My earliest memories involving guns are of walking with my dad hunting rabbits, ducks, and deer when I was around five or six. From the time I was old enough to keep up, he took me with him. The memories of cool fall days, fallen leaves, the smell of gun smoke, the laughter of friends will stay with me always.

My father died when I was eight, but other men—neighbors and uncles and family friends—continued my introduction to guns and hunting. Great people, great memories.

P.S. The inability or unwillingness of those raised in urban America to understand how deeply guns are embedded in rural culture is very difficult to combat. In rural America, guns accompany us nearly everywhere: to the pasture, to the field, to the water holes, to town. They are as much a part of our daily lives as your cell-phone.

We cannot imagine a world in which that is somehow denied us. We have lots of political differences in rural America—economics, abortion, inequality, injustice, environmental degradation, conservation—and how to deal with those issues keep us arguing over who to support in local and state elections; but threats of increased gun regulation will make us all single-issue voters. The void between rural and urban is much deeper than conservative vs. liberal or Democrat vs. Republican.

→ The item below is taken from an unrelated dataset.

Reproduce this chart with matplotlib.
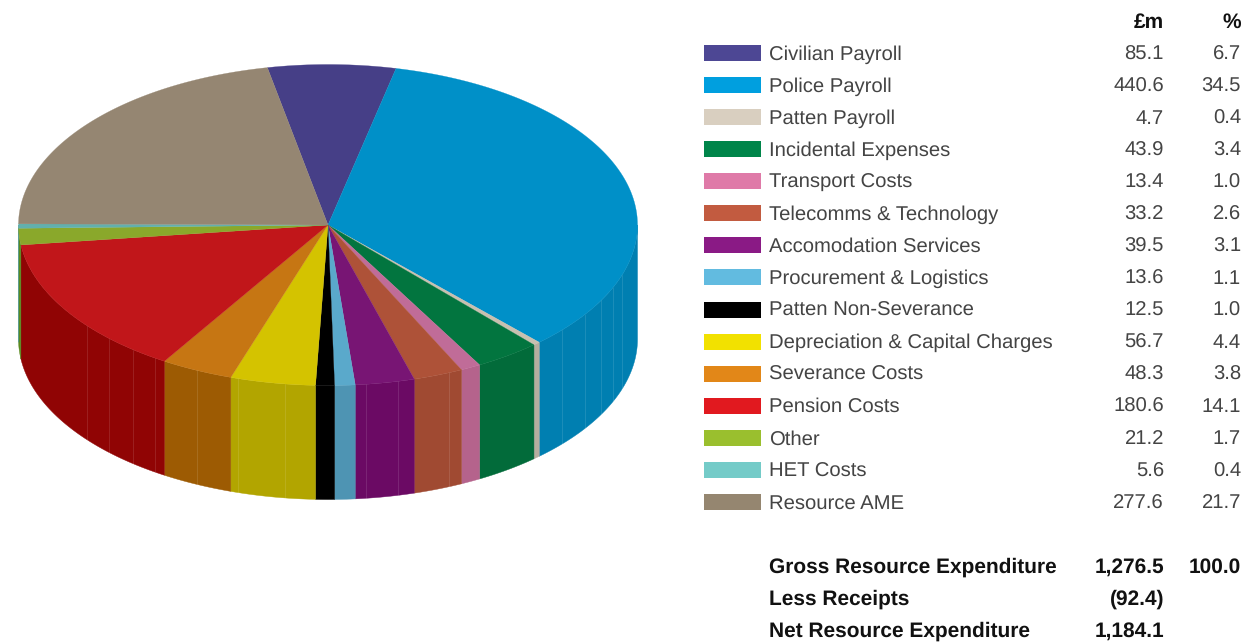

Update from another reader, Steve Merlan, who taught me a new word today, plinking—the casual shooting of targets like tin cans and glass bottles, based on the onomatopoeia of “plink” when the bullet hits a metal surface. I’ve done a good amount of .22 plinking myself, mostly when visiting family in Door County, Wisconsin, so it’s good to have a name for it now. Here’s Steve:

When I was a child in New Mexico and Colorado, most people hunted. We had a couple of hunting rifles—one for my father, one for myself or my brother, whichever was out—a .22 for plinking, and a shotgun that we traded pretty soon for something else, since we weren’t much interested in wing shooting. A deer was more our idea of meat, and we made a good deal of venison sausage, besides eating roast venison haunch and the like.

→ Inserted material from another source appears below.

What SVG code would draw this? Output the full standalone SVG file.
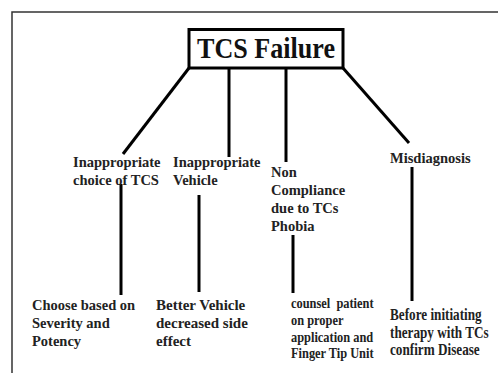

One Colorado town we lived in had a target practice program in the basement of the Elks lodge. You showed up and got a  .22 with a heavy target barrel and scope sights and brought your ammo. It was a kind of social occasion for us junior high and high schoolers.

No one had ever heard of a gun rampage and none of us thought of any danger. But we were drilled in careful handling of firearms. (God help you if you brought a loaded gun into the house.) We looked down on people who bought military surplus; it was a second-best choice for the poor. A good hunting rifle with fine workmanship in the stock was a point of pride.